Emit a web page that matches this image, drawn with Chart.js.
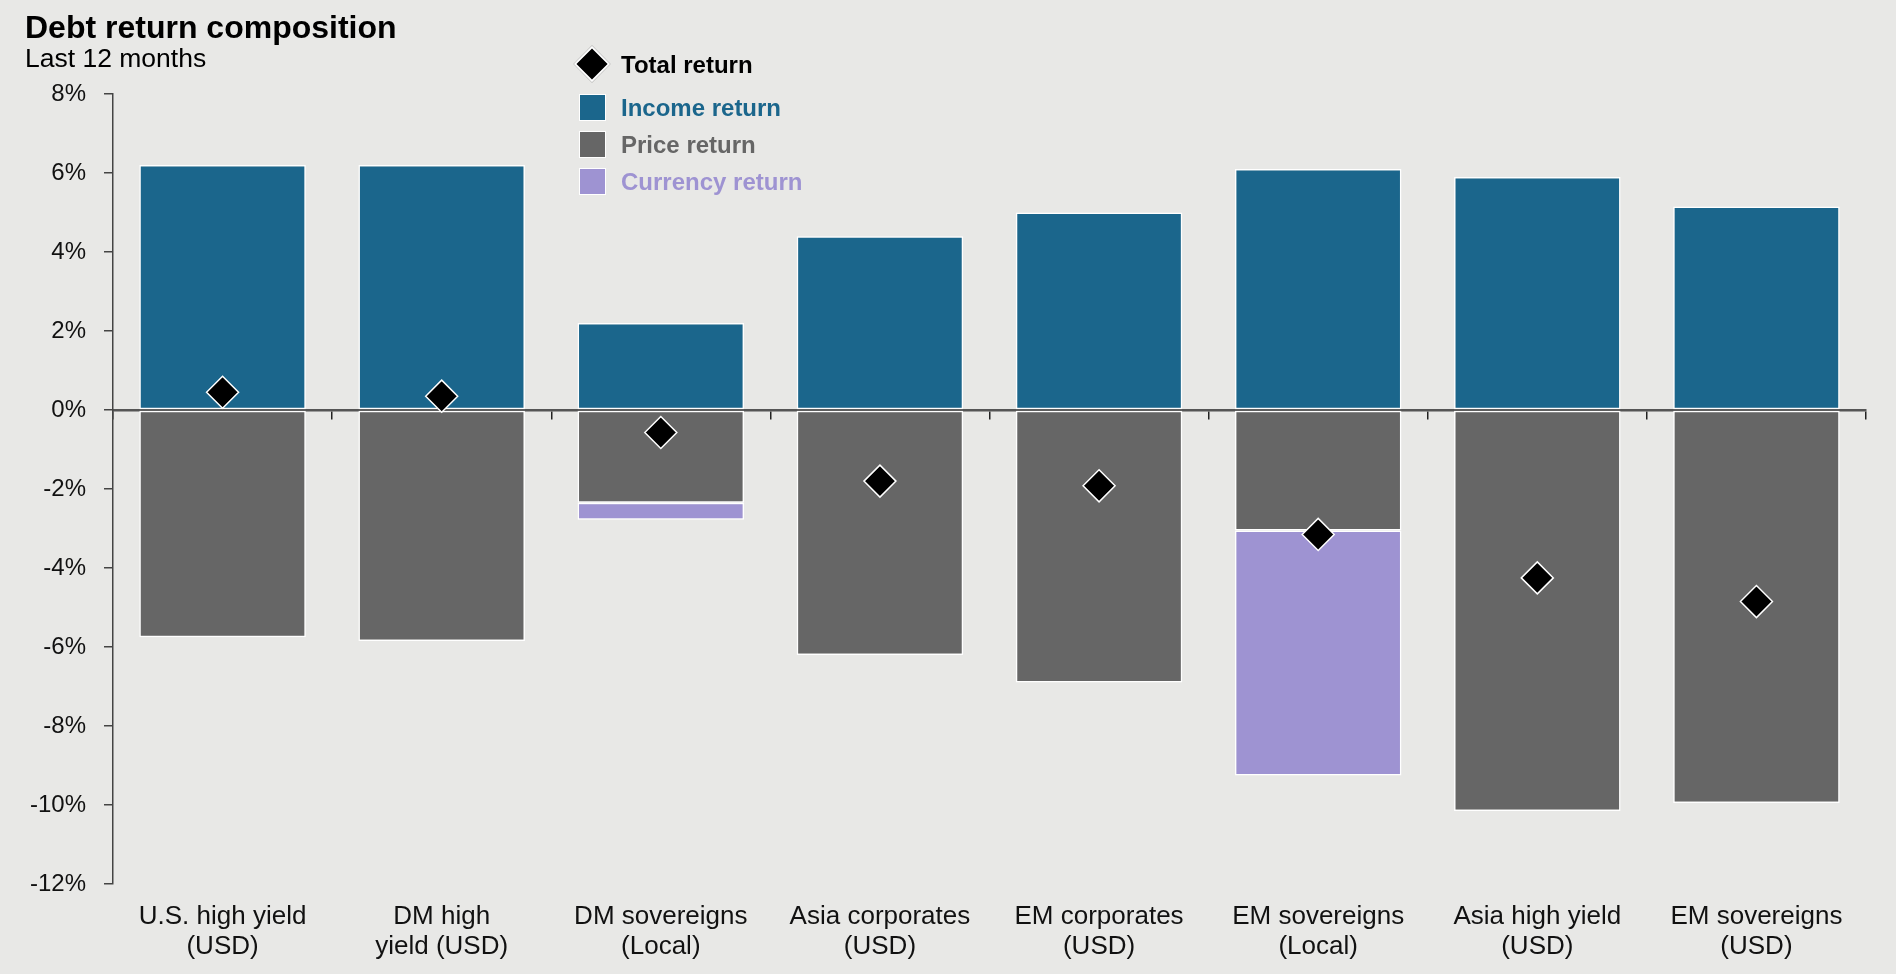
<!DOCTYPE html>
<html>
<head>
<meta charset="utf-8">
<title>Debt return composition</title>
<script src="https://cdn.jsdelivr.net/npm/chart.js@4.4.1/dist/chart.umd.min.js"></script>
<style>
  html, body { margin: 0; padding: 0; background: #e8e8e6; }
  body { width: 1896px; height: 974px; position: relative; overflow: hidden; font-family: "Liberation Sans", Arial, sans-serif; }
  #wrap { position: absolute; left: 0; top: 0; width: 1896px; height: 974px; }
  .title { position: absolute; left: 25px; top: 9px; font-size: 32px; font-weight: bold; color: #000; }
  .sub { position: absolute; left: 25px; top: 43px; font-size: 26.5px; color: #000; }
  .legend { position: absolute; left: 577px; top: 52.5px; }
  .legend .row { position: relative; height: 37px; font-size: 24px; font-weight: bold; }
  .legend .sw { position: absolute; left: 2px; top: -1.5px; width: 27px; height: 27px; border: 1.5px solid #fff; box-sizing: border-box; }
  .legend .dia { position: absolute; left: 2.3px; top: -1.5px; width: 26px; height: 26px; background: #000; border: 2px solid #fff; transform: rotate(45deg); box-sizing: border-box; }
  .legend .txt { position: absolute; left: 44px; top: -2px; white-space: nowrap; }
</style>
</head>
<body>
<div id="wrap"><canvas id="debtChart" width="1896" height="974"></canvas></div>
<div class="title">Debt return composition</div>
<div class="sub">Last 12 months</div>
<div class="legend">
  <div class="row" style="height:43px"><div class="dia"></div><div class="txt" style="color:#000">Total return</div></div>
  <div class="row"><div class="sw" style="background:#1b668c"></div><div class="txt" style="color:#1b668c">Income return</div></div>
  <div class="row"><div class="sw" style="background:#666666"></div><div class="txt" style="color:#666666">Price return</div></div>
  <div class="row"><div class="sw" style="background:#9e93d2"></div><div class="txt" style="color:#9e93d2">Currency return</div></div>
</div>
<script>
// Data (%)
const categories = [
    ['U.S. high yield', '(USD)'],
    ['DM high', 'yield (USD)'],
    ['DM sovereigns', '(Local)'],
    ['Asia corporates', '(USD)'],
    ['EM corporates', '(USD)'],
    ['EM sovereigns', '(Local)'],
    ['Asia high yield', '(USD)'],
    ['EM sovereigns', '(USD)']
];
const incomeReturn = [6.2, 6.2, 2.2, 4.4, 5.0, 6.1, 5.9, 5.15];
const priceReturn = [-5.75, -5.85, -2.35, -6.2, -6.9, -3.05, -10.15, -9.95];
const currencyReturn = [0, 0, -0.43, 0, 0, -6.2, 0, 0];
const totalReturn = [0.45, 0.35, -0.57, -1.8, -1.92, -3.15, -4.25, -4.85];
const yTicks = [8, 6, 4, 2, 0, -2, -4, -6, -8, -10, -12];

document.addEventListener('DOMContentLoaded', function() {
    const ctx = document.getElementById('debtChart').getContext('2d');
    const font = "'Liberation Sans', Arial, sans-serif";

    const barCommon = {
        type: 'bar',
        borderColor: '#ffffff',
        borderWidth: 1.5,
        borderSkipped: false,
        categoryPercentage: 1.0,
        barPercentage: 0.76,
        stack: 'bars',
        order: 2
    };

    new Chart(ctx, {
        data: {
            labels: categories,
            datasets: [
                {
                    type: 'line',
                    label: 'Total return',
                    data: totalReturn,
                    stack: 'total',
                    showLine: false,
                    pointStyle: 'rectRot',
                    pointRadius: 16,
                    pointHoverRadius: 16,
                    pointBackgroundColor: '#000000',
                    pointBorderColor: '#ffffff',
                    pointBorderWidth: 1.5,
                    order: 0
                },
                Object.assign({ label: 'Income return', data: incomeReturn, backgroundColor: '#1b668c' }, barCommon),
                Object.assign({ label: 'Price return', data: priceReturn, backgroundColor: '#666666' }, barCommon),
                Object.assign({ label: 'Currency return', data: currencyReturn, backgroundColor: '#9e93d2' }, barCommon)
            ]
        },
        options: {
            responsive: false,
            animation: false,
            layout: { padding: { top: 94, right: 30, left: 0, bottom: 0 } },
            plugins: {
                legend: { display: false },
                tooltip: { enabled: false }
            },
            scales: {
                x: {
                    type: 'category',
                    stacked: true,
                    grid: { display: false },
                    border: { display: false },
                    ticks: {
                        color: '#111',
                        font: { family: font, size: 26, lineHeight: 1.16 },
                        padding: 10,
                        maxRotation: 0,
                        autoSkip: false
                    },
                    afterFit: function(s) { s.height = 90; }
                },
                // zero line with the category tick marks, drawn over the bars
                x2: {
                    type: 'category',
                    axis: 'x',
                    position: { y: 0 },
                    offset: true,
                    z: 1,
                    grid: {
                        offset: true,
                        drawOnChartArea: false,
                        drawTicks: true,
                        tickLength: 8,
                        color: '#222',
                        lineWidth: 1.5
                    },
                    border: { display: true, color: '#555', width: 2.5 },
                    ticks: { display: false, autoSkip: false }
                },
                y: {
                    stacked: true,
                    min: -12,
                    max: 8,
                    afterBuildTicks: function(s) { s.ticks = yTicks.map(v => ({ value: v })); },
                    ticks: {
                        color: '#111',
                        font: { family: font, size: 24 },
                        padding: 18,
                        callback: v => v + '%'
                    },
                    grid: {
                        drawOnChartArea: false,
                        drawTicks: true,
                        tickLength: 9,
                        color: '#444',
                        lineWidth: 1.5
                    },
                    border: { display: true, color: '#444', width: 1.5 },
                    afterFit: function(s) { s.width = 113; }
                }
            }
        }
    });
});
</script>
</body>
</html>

# THE PROBLEM
Quote the data exactly, leaving every image out of the copy.

# RESULT
Emit a web page that matches this image, drawn with Chart.js.
<!DOCTYPE html>
<html>
<head>
<meta charset="utf-8">
<title>Debt return composition</title>
<script src="https://cdn.jsdelivr.net/npm/chart.js@4.4.1/dist/chart.umd.min.js"></script>
<style>
  html, body { margin: 0; padding: 0; background: #e8e8e6; }
  body { width: 1896px; height: 974px; position: relative; overflow: hidden; font-family: "Liberation Sans", Arial, sans-serif; }
  #wrap { position: absolute; left: 0; top: 0; width: 1896px; height: 974px; }
  .title { position: absolute; left: 25px; top: 9px; font-size: 32px; font-weight: bold; color: #000; }
  .sub { position: absolute; left: 25px; top: 43px; font-size: 26.5px; color: #000; }
  .legend { position: absolute; left: 577px; top: 52.5px; }
  .legend .row { position: relative; height: 37px; font-size: 24px; font-weight: bold; }
  .legend .sw { position: absolute; left: 2px; top: -1.5px; width: 27px; height: 27px; border: 1.5px solid #fff; box-sizing: border-box; }
  .legend .dia { position: absolute; left: 2.3px; top: -1.5px; width: 26px; height: 26px; background: #000; border: 2px solid #fff; transform: rotate(45deg); box-sizing: border-box; }
  .legend .txt { position: absolute; left: 44px; top: -2px; white-space: nowrap; }
</style>
</head>
<body>
<div id="wrap"><canvas id="debtChart" width="1896" height="974"></canvas></div>
<div class="title">Debt return composition</div>
<div class="sub">Last 12 months</div>
<div class="legend">
  <div class="row" style="height:43px"><div class="dia"></div><div class="txt" style="color:#000">Total return</div></div>
  <div class="row"><div class="sw" style="background:#1b668c"></div><div class="txt" style="color:#1b668c">Income return</div></div>
  <div class="row"><div class="sw" style="background:#666666"></div><div class="txt" style="color:#666666">Price return</div></div>
  <div class="row"><div class="sw" style="background:#9e93d2"></div><div class="txt" style="color:#9e93d2">Currency return</div></div>
</div>
<script>
// Data (%)
const categories = [
    ['U.S. high yield', '(USD)'],
    ['DM high', 'yield (USD)'],
    ['DM sovereigns', '(Local)'],
    ['Asia corporates', '(USD)'],
    ['EM corporates', '(USD)'],
    ['EM sovereigns', '(Local)'],
    ['Asia high yield', '(USD)'],
    ['EM sovereigns', '(USD)']
];
const incomeReturn = [6.2, 6.2, 2.2, 4.4, 5.0, 6.1, 5.9, 5.15];
const priceReturn = [-5.75, -5.85, -2.35, -6.2, -6.9, -3.05, -10.15, -9.95];
const currencyReturn = [0, 0, -0.43, 0, 0, -6.2, 0, 0];
const totalReturn = [0.45, 0.35, -0.57, -1.8, -1.92, -3.15, -4.25, -4.85];
const yTicks = [8, 6, 4, 2, 0, -2, -4, -6, -8, -10, -12];

document.addEventListener('DOMContentLoaded', function() {
    const ctx = document.getElementById('debtChart').getContext('2d');
    const font = "'Liberation Sans', Arial, sans-serif";

    const barCommon = {
        type: 'bar',
        borderColor: '#ffffff',
        borderWidth: 1.5,
        borderSkipped: false,
        categoryPercentage: 1.0,
        barPercentage: 0.76,
        stack: 'bars',
        order: 2
    };

    new Chart(ctx, {
        data: {
            labels: categories,
            datasets: [
                {
                    type: 'line',
                    label: 'Total return',
                    data: totalReturn,
                    stack: 'total',
                    showLine: false,
                    pointStyle: 'rectRot',
                    pointRadius: 16,
                    pointHoverRadius: 16,
                    pointBackgroundColor: '#000000',
                    pointBorderColor: '#ffffff',
                    pointBorderWidth: 1.5,
                    order: 0
                },
                Object.assign({ label: 'Income return', data: incomeReturn, backgroundColor: '#1b668c' }, barCommon),
                Object.assign({ label: 'Price return', data: priceReturn, backgroundColor: '#666666' }, barCommon),
                Object.assign({ label: 'Currency return', data: currencyReturn, backgroundColor: '#9e93d2' }, barCommon)
            ]
        },
        options: {
            responsive: false,
            animation: false,
            layout: { padding: { top: 94, right: 30, left: 0, bottom: 0 } },
            plugins: {
                legend: { display: false },
                tooltip: { enabled: false }
            },
            scales: {
                x: {
                    type: 'category',
                    stacked: true,
                    grid: { display: false },
                    border: { display: false },
                    ticks: {
                        color: '#111',
                        font: { family: font, size: 26, lineHeight: 1.16 },
                        padding: 10,
                        maxRotation: 0,
                        autoSkip: false
                    },
                    afterFit: function(s) { s.height = 90; }
                },
                // zero line with the category tick marks, drawn over the bars
                x2: {
                    type: 'category',
                    axis: 'x',
                    position: { y: 0 },
                    offset: true,
                    z: 1,
                    grid: {
                        offset: true,
                        drawOnChartArea: false,
                        drawTicks: true,
                        tickLength: 8,
                        color: '#222',
                        lineWidth: 1.5
                    },
                    border: { display: true, color: '#555', width: 2.5 },
                    ticks: { display: false, autoSkip: false }
                },
                y: {
                    stacked: true,
                    min: -12,
                    max: 8,
                    afterBuildTicks: function(s) { s.ticks = yTicks.map(v => ({ value: v })); },
                    ticks: {
                        color: '#111',
                        font: { family: font, size: 24 },
                        padding: 18,
                        callback: v => v + '%'
                    },
                    grid: {
                        drawOnChartArea: false,
                        drawTicks: true,
                        tickLength: 9,
                        color: '#444',
                        lineWidth: 1.5
                    },
                    border: { display: true, color: '#444', width: 1.5 },
                    afterFit: function(s) { s.width = 113; }
                }
            }
        }
    });
});
</script>
</body>
</html>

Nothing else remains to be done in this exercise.